If there is no problem with the port blocking setting, the CIFS server may not be able to be reached in the first place, please check the network communication to the CIFS server.
Please check the PING using a DOS prompt etc.
C:\> ping gshs.t4.gsic.titech.ac.jp
To access the group disk from Windows, you need to set a TSUBAME password. Please configure from the TSUBAME portal. For the setting method, please see here. And, if the message "Password is incorrect" or "Password has expired" is displayed, please reset your TSUBAME password.
To allow other members to read and write on a group disk¶
Warning
This article is about [group disks (/gs/bs,/bs/fs)]((../../handbook.ja/storage/#group), do not run the following sample in your home directory.
Users are not allowed to change the owner of their files. Therefore, please change the group permissions so that it can be read and written. The point is,
- Change permissions for all files and directories below the directory, not just the top-level directory.

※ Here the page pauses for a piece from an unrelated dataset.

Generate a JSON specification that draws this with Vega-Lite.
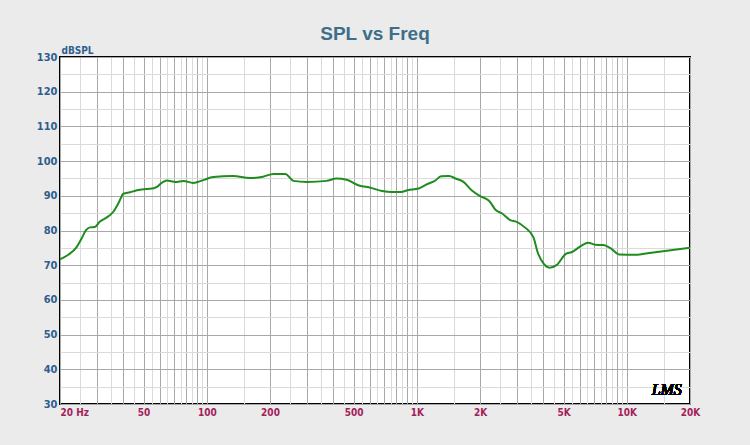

- Add read (R) as well as write (W) permissions to the file. If you don't have a write (w), you can't erase it later.
- The directory should contain not only read (r) but also write (w) and execute (x). You can't access the directory without the execution (x).
Some example commands are shown below. Depending on the original permissions of the file, some errors may occur, in which case, try re-running the command until the output no longer changes.
Find your own directories under /gs/bs/tgX-XXXXXX/ and make them readable and writable by group members.
[login]$ find /gs/bs/tgX-XXXXXX/ -type d -user $USER ! -perm -2770 -print0 | xargs -r0 chmod -v ug+rwx,g+s
Find your own files under /gs/bs/tgX-XXXXXX/ and make them readable and writable by group members.
[login]$ find /gs/bs/tgX-XXXXXX/ -type f -user $USER ! -perm -660 -print0 | xargs -r0 chmod -v ug+rw
Find your own files under /gs/bs/tgX-XXXXXX/ and match the ownership group to the TSUBAME group.
[login]$ find /gs/bs/tgX-XXXXXX/ -user $USER ! -group (TSUBAME group name) -print0 | xargs -r0 chgrp -v (TTSUBAME group name)
I want to use an external storage or cloud storage service¶
Mounting external disks using user privileges is not permitted. Cloud storage services are also not supported. Please use a group disk.
If you have an HPCI account, you can mount only HPCI Shared Storage with user privileges. For details, please refer to the HPCI User Manual or contact the HPCI Help Desk.
Work directory is not available.¶
When you create a new account, it may take some time before the Work directory becomes available. For details, please refer to Work Directory.